Find the real numbers `x and y ,` if `(x-i y)(3+5i)` is the conjugate of `-6-24 i`

To solve the problem, we need to find the real numbers \( x \) and \( y \) such that \[ (x - iy)(3 + 5i) = \text{conjugate of } (-6 - 24i) \] ### Step 1: Find the conjugate of \(-6 - 24i\) The conjugate of a complex number \( a + bi \) is \( a - bi \).
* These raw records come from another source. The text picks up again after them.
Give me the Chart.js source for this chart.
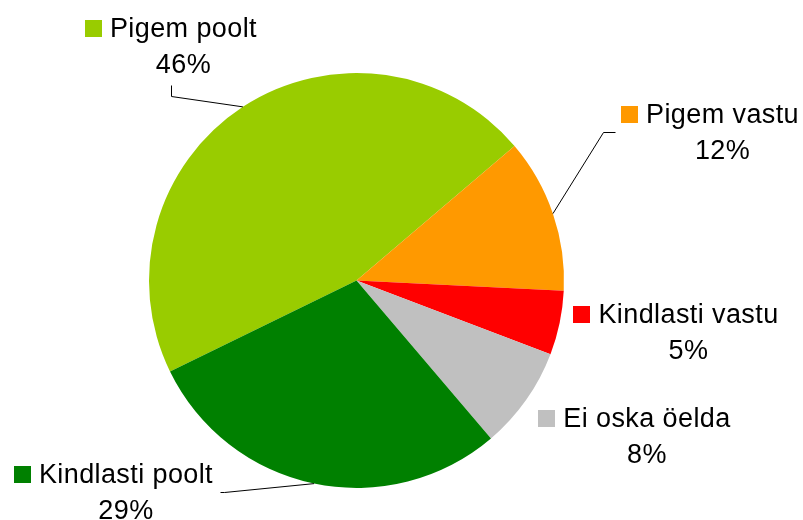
<!DOCTYPE html>
<html lang="et">
<head>
    <meta charset="UTF-8">
    <title>Pigem poolt / vastu</title>
    <script src="https://cdn.jsdelivr.net/npm/chart.js"></script>
    <style>
        * {
            margin: 0;
            padding: 0;
            box-sizing: border-box;
        }

        body {
            background: #ffffff;
        }

        .chart-container {
            position: relative;
            width: 803px;
            height: 520px;
        }
    </style>
</head>
<body>
    <div class="chart-container">
        <canvas id="pieChart"></canvas>
    </div>

    <script>
        // Andmed
        const categories = ['Pigem poolt', 'Pigem vastu', 'Kindlasti vastu', 'Ei oska öelda', 'Kindlasti poolt'];
        const shares = [46, 12, 5, 8, 29];
        const sliceColors = ['#99CC00', '#FF9900', '#FF0000', '#C0C0C0', '#008000'];

        // Siltide paigutus: tekstikeskme nihe pirukakeskmest raadiuse ühikutes,
        // juhtjoone kinnituskoht ja murdekoha pikkus
        const labelPlacement = [
            { dx: -0.834, dy: -1.173, leader: 'bottom', elbow: 11 },
            { dx: 1.764, dy: -0.759, leader: 'left', elbow: 12 },
            { dx: 1.600, dy: 0.205, leader: null },
            { dx: 1.400, dy: 0.704, leader: null },
            { dx: -1.111, dy: 0.976, leader: 'right', elbow: 4 }
        ];

        const fontSize = 27;
        const lineGap = 36;
        const capHeight = 19;
        const squareSize = 17;
        const squareGap = 8;

        const outsideLabels = {
            id: 'outsideLabels',
            afterDatasetsDraw(chart) {
                const ctx = chart.ctx;
                const meta = chart.getDatasetMeta(0);
                const values = chart.data.datasets[0].data;
                const total = values.reduce((a, b) => a + b, 0);

                ctx.save();
                ctx.font = fontSize + 'px "Liberation Sans", Arial, sans-serif';
                ctx.letterSpacing = '0.4px';
                ctx.textBaseline = 'alphabetic';
                ctx.fillStyle = '#000000';
                ctx.strokeStyle = '#000000';
                ctx.lineWidth = 1;

                meta.data.forEach((arc, i) => {
                    const p = arc.getProps(['x', 'y', 'startAngle', 'endAngle', 'outerRadius'], true);
                    const place = labelPlacement[i];
                    const r = p.outerRadius;
                    const ax = p.x + place.dx * r;
                    const base1 = p.y + place.dy * r;
                    const base2 = base1 + lineGap;

                    const name = chart.data.labels[i];
                    const pct = Math.round(values[i] / total * 100) + '%';
                    const w = ctx.measureText(name).width;
                    const textLeft = ax - w / 2;
                    const textRight = ax + w / 2;
                    const sqLeft = textLeft - squareGap - squareSize;

                    // värviline ruut + tekst
                    ctx.fillStyle = sliceColors[i];
                    ctx.fillRect(Math.round(sqLeft), Math.round(base1 - squareSize), squareSize, squareSize);
                    ctx.fillStyle = '#000000';
                    ctx.textAlign = 'center';
                    ctx.fillText(name, ax, base1);
                    ctx.fillText(pct, ax, base2);

                    if (!place.leader) return;

                    // juhtjoon piruka servast sildini
                    const mid = (p.startAngle + p.endAngle) / 2;
                    const ex = p.x + Math.cos(mid) * r;
                    const ey = p.y + Math.sin(mid) * r;
                    const midY = (base1 - capHeight + base2) / 2;
                    let tx, ty, bx, by;
                    if (place.leader === 'bottom') {
                        tx = (sqLeft + textRight) / 2;
                        ty = base2 + 12;
                        bx = tx;
                        by = ty + place.elbow;
                    } else if (place.leader === 'left') {
                        tx = sqLeft - 6;
                        ty = midY;
                        bx = tx - place.elbow;
                        by = ty;
                    } else {
                        tx = textRight + 7;
                        ty = midY;
                        bx = tx + place.elbow;
                        by = ty;
                    }
                    ctx.beginPath();
                    ctx.moveTo(Math.round(tx) + 0.5, Math.round(ty) + 0.5);
                    ctx.lineTo(Math.round(bx) + 0.5, Math.round(by) + 0.5);
                    ctx.lineTo(ex, ey);
                    ctx.stroke();
                });
                ctx.restore();
            }
        };

        new Chart(document.getElementById('pieChart'), {
            type: 'pie',
            data: {
                labels: categories,
                datasets: [{
                    data: shares,
                    backgroundColor: sliceColors,
                    borderWidth: 0,
                    hoverOffset: 0
                }]
            },
            options: {
                responsive: true,
                maintainAspectRatio: false,
                animation: false,
                rotation: 244,
                layout: {
                    padding: { left: 149, right: 239, top: 73, bottom: 32 }
                },
                plugins: {
                    legend: { display: false },
                    tooltip: { enabled: false }
                }
            },
            plugins: [outsideLabels]
        });
    </script>
</body>
</html>
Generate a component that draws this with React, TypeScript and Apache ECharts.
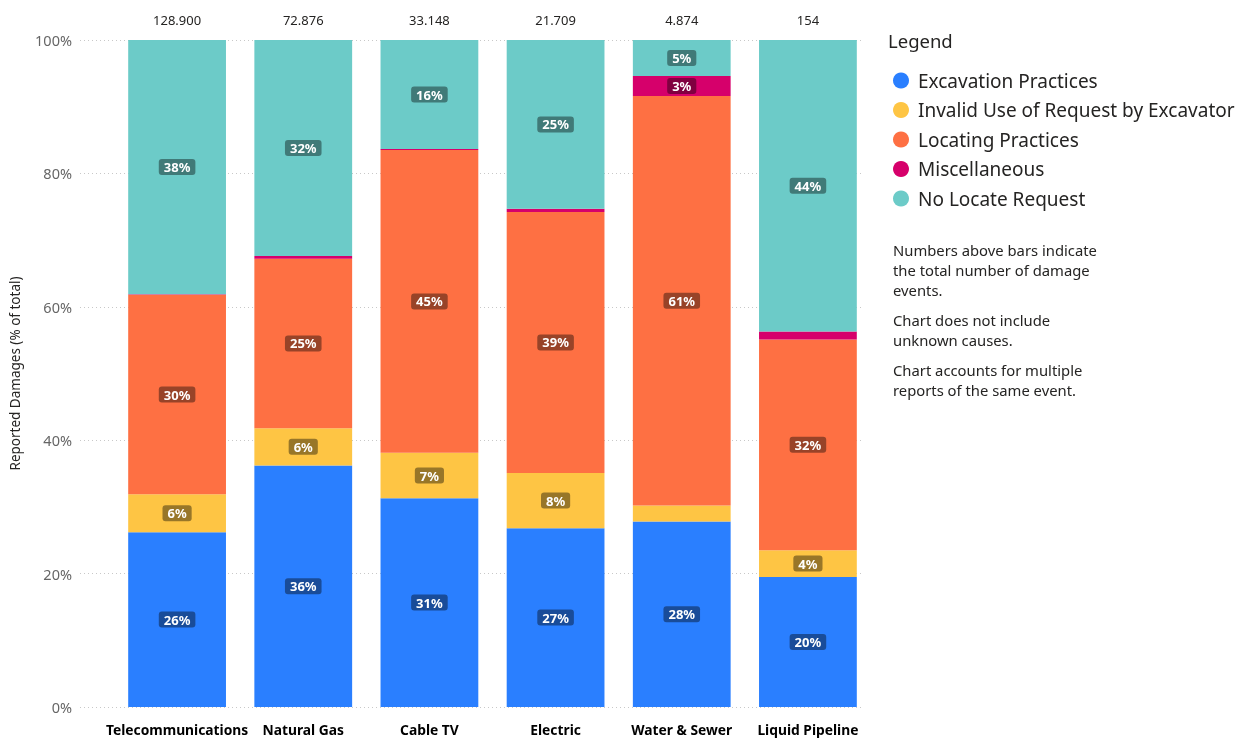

Therefore, the conjugate of \(-6 - 24i\) is: \[ -6 + 24i \] ### Step 2: Set up the equation Now we can set up the equation: \[ (x - iy)(3 + 5i) = -6 + 24i \] ### Step 3: Expand the left side We will expand the left-hand side: \[ (x - iy)(3 + 5i) = x \cdot 3 + x \cdot 5i - iy \cdot 3 - iy \cdot 5i \] Using \( i^2 = -1 \), we can simplify: \[ = 3x + 5xi - 3yi - 5y(-1) \] \[ = 3x + 5xi + 5y - 3yi \] Now, we can combine the real and imaginary parts: \[ = (3x + 5y) + (5x - 3y)i \] ### Step 4: Set the real and imaginary parts equal Now we equate the real and imaginary parts to those of \(-6 + 24i\): 1. Real part: \[ 3x + 5y = -6 \quad \text{(Equation 1)} \] 2. Imaginary part: \[ 5x - 3y = 24 \quad \text{(Equation 2)} \] ### Step 5: Solve the system of equations We have the following system of equations: 1. \( 3x + 5y = -6 \) 2. \( 5x - 3y = 24 \) To eliminate \( x \), we can multiply Equation 1 by 5 and Equation 2 by 3: - From Equation 1: \[ 15x + 25y = -30 \quad \text{(Equation 3)} \] - From Equation 2: \[ 15x - 9y = 72 \quad \text{(Equation 4)} \] ### Step 6: Subtract the equations Now, we subtract Equation 4 from Equation 3: \[ (15x + 25y) - (15x - 9y) = -30 - 72 \] \[ 25y + 9y = -102 \] \[ 34y = -102 \] ### Step 7: Solve for \( y \) Now we can solve for \( y \): \[ y = \frac{-102}{34} = -3 \] ### Step 8: Substitute \( y \) back to find \( x \) Now we substitute \( y = -3 \) back into Equation 1: \[ 3x + 5(-3) = -6 \] \[ 3x - 15 = -6 \] \[ 3x = 9 \] \[ x = 3 \] ### Final Answer Thus, the values of \( x \) and \( y \) are: \[ x = 3, \quad y = -3 \]